On the other hand, In a World is a comedy about a family ironically derailed by a lack of communication. At least two family members work in a field in which “voice” is everything, but they’re not so good at talking openly and honestly with each other; moreover, Bell provides a nifty twist in that the competition is between a father and a daughter rather than a mother and a daughter, a trope played out in such show-bizzy features as Mommie Dearest and Postcards from the Edge.  All of this comes together hilariously in a sequence juxtaposing an awkward pursuit between father and daughter and a “preview” of The Amazon Games, a Hunger Games-style dystopian action pic, the first we’re promised of an upcoming “quadrilogy,” which has to be the funniest word ever invented for a movie, and, of course, the characters in all their fevered enthusiasm keep repeating it.
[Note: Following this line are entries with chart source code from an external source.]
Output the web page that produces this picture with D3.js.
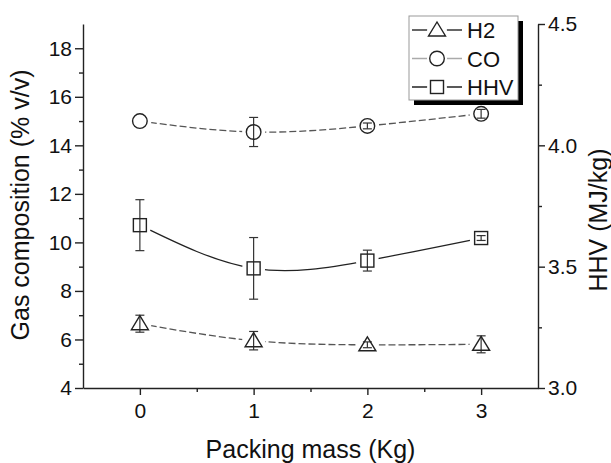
<!DOCTYPE html>
<html>
  <head>
    <meta charset="utf-8">
    <title>Gas composition vs packing mass</title>
    <script src="https://d3js.org/d3.v7.min.js"></script>
    <style>
      body { margin: 0; background: #fff; }
      text { font-family: "Liberation Sans", Arial, sans-serif; fill: #111; }
      .axis path, .axis line { stroke: #222; stroke-width: 1.4; }
      .axis text { font-size: 21px; font-family: "Liberation Sans", Arial, sans-serif; fill: #111; }
    </style>
  </head>
  <body>
    <div id="chart"></div>
    <script>
      // Values
      var masses = [0, 1, 2, 3];
      var h2 = [6.65, 5.95, 5.78, 5.8];
      var h2Err = [0.35, 0.38, 0.12, 0.35];
      var co = [15.0, 14.55, 14.8, 15.3];
      var coErr = [0, 0.6, 0.12, 0.18];
      var hhv = [3.671, 3.493, 3.525, 3.618];
      var hhvErr = [0.105, 0.127, 0.043, 0.01];

      var xTicks = [0, 1, 2, 3];
      var xMinor = [0.5, 1.5, 2.5];
      var leftTicks = [4, 6, 8, 10, 12, 14, 16, 18];
      var leftMinor = [5, 7, 9, 11, 13, 15, 17];
      var rightTicks = [3.0, 3.5, 4.0, 4.5];
      var rightMinor = [3.25, 3.75, 4.25];

      var width = 611, height = 463;
      var plot = { left: 83, right: 538, top: 24, bottom: 388 };

      var svg = d3.select("#chart")
                  .append("svg")
                  .attr("width", width)
                  .attr("height", height);

      var x = d3.scaleLinear().domain([-0.5, 3.5]).range([plot.left, plot.right]);
      var yL = d3.scaleLinear().domain([4, 19]).range([plot.bottom, plot.top]);
      var yR = d3.scaleLinear().domain([3.0, 4.5]).range([plot.bottom, plot.top]);

      // axes
      svg.append("g").attr("class", "axis")
         .attr("transform", "translate(0," + plot.bottom + ")")
         .call(d3.axisBottom(x).tickValues(xTicks).tickSize(7).tickSizeOuter(0).tickPadding(8).tickFormat(d3.format("d")));
      svg.append("g").attr("class", "axis")
         .attr("transform", "translate(0," + plot.bottom + ")")
         .call(d3.axisBottom(x).tickValues(xMinor).tickSize(4).tickFormat(""))
         .select(".domain").remove();

      svg.append("g").attr("class", "axis")
         .attr("transform", "translate(" + plot.left + ",0)")
         .call(d3.axisLeft(yL).tickValues(leftTicks).tickSize(8).tickSizeOuter(0).tickPadding(3));
      svg.append("g").attr("class", "axis")
         .attr("transform", "translate(" + plot.left + ",0)")
         .call(d3.axisLeft(yL).tickValues(leftMinor).tickSize(4).tickFormat(""))
         .select(".domain").remove();

      svg.append("g").attr("class", "axis")
         .attr("transform", "translate(" + plot.right + ",0)")
         .call(d3.axisRight(yR).tickValues(rightTicks).tickSize(7).tickSizeOuter(0).tickPadding(3).tickFormat(d3.format(".1f")));
      svg.append("g").attr("class", "axis")
         .attr("transform", "translate(" + plot.right + ",0)")
         .call(d3.axisRight(yR).tickValues(rightMinor).tickSize(4).tickFormat(""))
         .select(".domain").remove();

      // axis titles
      svg.append("text")
         .attr("x", (plot.left + plot.right) / 2)
         .attr("y", 458)
         .style("text-anchor", "middle")
         .style("font-size", "25px")
         .text("Packing mass (Kg)");

      svg.append("text")
         .attr("transform", "translate(29,205) rotate(-90)")
         .style("text-anchor", "middle")
         .style("font-size", "25px")
         .text("Gas composition (% v/v)");

      svg.append("text")
         .attr("transform", "translate(607,220) rotate(-90)")
         .style("text-anchor", "middle")
         .style("font-size", "25px")
         .text("HHV (MJ/kg)");

      var series = [
        { name: "H2", vals: h2, err: h2Err, y: yL, shape: "triangle", dash: "7,3", color: "#555", legendColor: "#333" },
        { name: "CO", vals: co, err: coErr, y: yL, shape: "circle", dash: "7,3", color: "#555", legendColor: "#aaa" },
        { name: "HHV", vals: hhv, err: hhvErr, y: yR, shape: "square", dash: null, color: "#222", legendColor: "#222" }
      ];

      function marker(g, shape, cx, cy) {
        if (shape === "circle") {
          g.append("circle").attr("cx", cx).attr("cy", cy).attr("r", 7.3);
        } else if (shape === "square") {
          g.append("rect").attr("x", cx - 6.5).attr("y", cy - 6.5).attr("width", 13).attr("height", 13);
        } else {
          g.append("path").attr("d", "M" + cx + "," + (cy - 8) + "L" + (cx + 8.5) + "," + (cy + 6) + "L" + (cx - 8.5) + "," + (cy + 6) + "Z");
        }
      }

      var line = d3.line().curve(d3.curveNatural);

      series.forEach(function(s) {
        var pts = masses.map(function(m, i) { return [x(m), s.y(s.vals[i])]; });
        svg.append("path")
           .attr("d", line(pts))
           .attr("fill", "none")
           .attr("stroke", s.color)
           .attr("stroke-width", 1.3)
           .attr("stroke-dasharray", s.dash);
      });

      // white gaps round the markers
      series.forEach(function(s) {
        masses.forEach(function(m, i) {
          svg.append("circle")
             .attr("cx", x(m)).attr("cy", s.y(s.vals[i]))
             .attr("r", 11.5).attr("fill", "#fff");
        });
      });

      series.forEach(function(s) {
        var g = svg.append("g").attr("stroke", "#333").attr("stroke-width", 1.2);
        masses.forEach(function(m, i) {
          if (!s.err[i]) return;
          var cx = x(m), y1 = s.y(s.vals[i] + s.err[i]), y0 = s.y(s.vals[i] - s.err[i]);
          g.append("line").attr("x1", cx).attr("x2", cx).attr("y1", y1).attr("y2", y0);
          g.append("line").attr("x1", cx - 4.5).attr("x2", cx + 4.5).attr("y1", y1).attr("y2", y1);
          g.append("line").attr("x1", cx - 4.5).attr("x2", cx + 4.5).attr("y1", y0).attr("y2", y0);
        });
        var mg = svg.append("g").attr("fill", "none").attr("stroke", "#222").attr("stroke-width", 1.4);
        masses.forEach(function(m, i) {
          marker(mg, s.shape, x(m), s.y(s.vals[i]));
        });
      });

      // legend
      var lg = svg.append("g");
      lg.append("rect").attr("x", 414).attr("y", 21).attr("width", 109).attr("height", 84).attr("fill", "#000");
      lg.append("rect").attr("x", 409).attr("y", 16).attr("width", 109).attr("height", 84)
        .attr("fill", "#fff").attr("stroke", "#999").attr("stroke-width", 1);
      series.forEach(function(s, i) {
        var ly = 30 + i * 28.5;
        lg.append("line").attr("x1", 412).attr("x2", 462).attr("y1", ly).attr("y2", ly)
          .attr("stroke", s.legendColor).attr("stroke-width", 1.3);
        lg.append("circle").attr("cx", 437).attr("cy", ly).attr("r", 10).attr("fill", "#fff");
        var mg = lg.append("g").attr("fill", "none").attr("stroke", "#222").attr("stroke-width", 1.4);
        marker(mg, s.shape, 437, ly);
        lg.append("text").attr("x", 467).attr("y", ly + 8).style("font-size", "22px").text(s.name);
      });
    </script>
  </body>
</html>
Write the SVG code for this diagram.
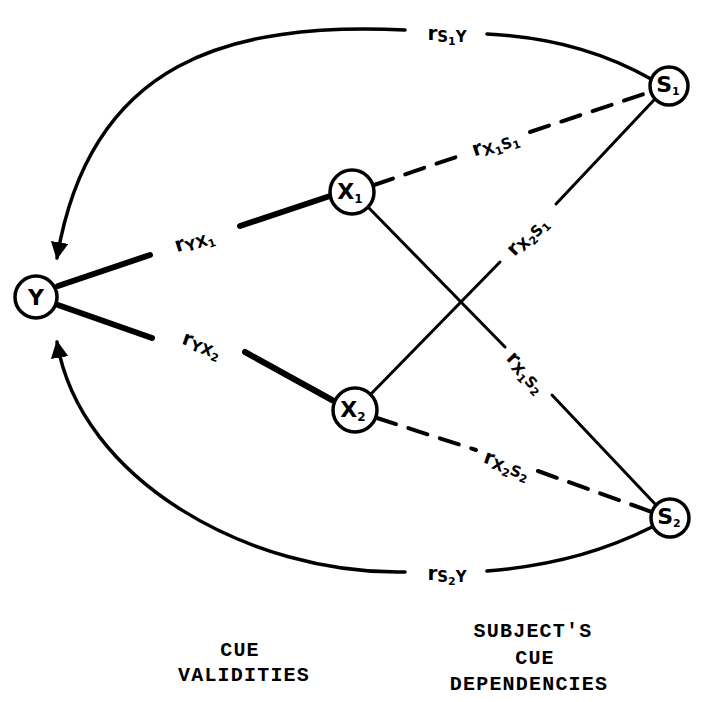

Again, Bell has a gift for coining goofy expressions.

Still, there’s room for secondary familial discord in Bell’s pic except that I don’t want to give too much away, but I will guarantee that, again, storylines converge in the most confounding way, resulting in a wildly inappropriate exchange as Carol bursts through a door exclaiming at the top  of her lungs, “Guess who’s a slutty whore!” You may actually have to stop to catch your breath before you allow yourself the giddy pleasure of a laugh. Along with that, Bell packs plenty of one-liners in her script, but they usually operate on a delayed beat. In other words, the moment may have already passed when the weight of the gag finally hits. Now, that’s talent, but don’t take my word for it. Bell’s accolades for either writing, directing or both include a Waldo Salt Screenwriting Award at the Sundance Film Festival–huge win, that–as well as Alliance of Women Film Journalists and Independent Spirit nominations; moreover, two groups, the Gay and Lesbian Entertainment Critics Association along with the Phoenix Film Critics Society, honored In a World as the year’s most overlooked or unsung film. Indeed, for all the honors she scored, I still wish her movie had packed a bigger punch at awards time, meaning a Writers Guild nod, a shot at the SAG Best Ensemble prize, or, of course, recognition at the Golden Globes. I don’t know that an Oscar nod, even in the screenplay category, was ever really in the cards.

Of course, it’s no surprise that Bell demonstrates generosity with her fellow actors, starting with aforementioned Fred Melamed as the preening peacock of a dad whose self-regard is tempered with false modesty . In real-life, as Bell explains on the DVD commentary, Melamed actually works as a voiceover artist, but he definitely exercises his comic chops playing a proud fish in a pond, no fishbowl, that might actually be bigger (not smaller) than he thinks. Ken Marino as yet another preening peacock, an emerging star in his field, but more stooge, ultimately, than stud. I was, and am, amused by the wonderful Demetri Martin in the role of a sound engineer who pines for Bell’s Carol. Martin reminds me–in the best possible way–of Jason Schwartzman and  the wistful romantics he’s played in such films as 2005’s Shopgirl. Martin and Bell, or rather Louis and Carol, play well off each other’s eccentricities.  Stephanie Allyne contributes fine work as the office ditz. Oh, and In a World benefits from a variety of cameos, thereby coming across as more authentically Hollywood: Geena Davis, basking in the role of a powerful producer with a strong feminist agenda; Eva Longoria as herself but in a context that must be heard to be believed, and Cameron Diaz, seen briefly as a warrior in the much anticipated trailer for Amazon Games. Gotta love that quadrilogy.

Thanks for your consideration….

Official In a World website:

[1] Read the Rolling Stone article: 


3 Responses to “Lake Bell: Into a Man’s World”

  1. Vivian Rutledge 05 October 2014 at 4:03 pm #

    Loved “In A World”. Saw it at the Angelica in a sneak preview, and Lake Bell was on hand to discuss the film and help judge a voice over contest with audience members. Looking forward to more from her!

    • listen2uraunt 06 October 2014 at 12:45 pm #

      Nicely done, Viv! I wish I could have been at the Angelika for the Lake Bell Q & A.

      • listen2uraunt 06 October 2014 at 12:46 pm #

        I feel confident that I could have won the voice over contest. Wink!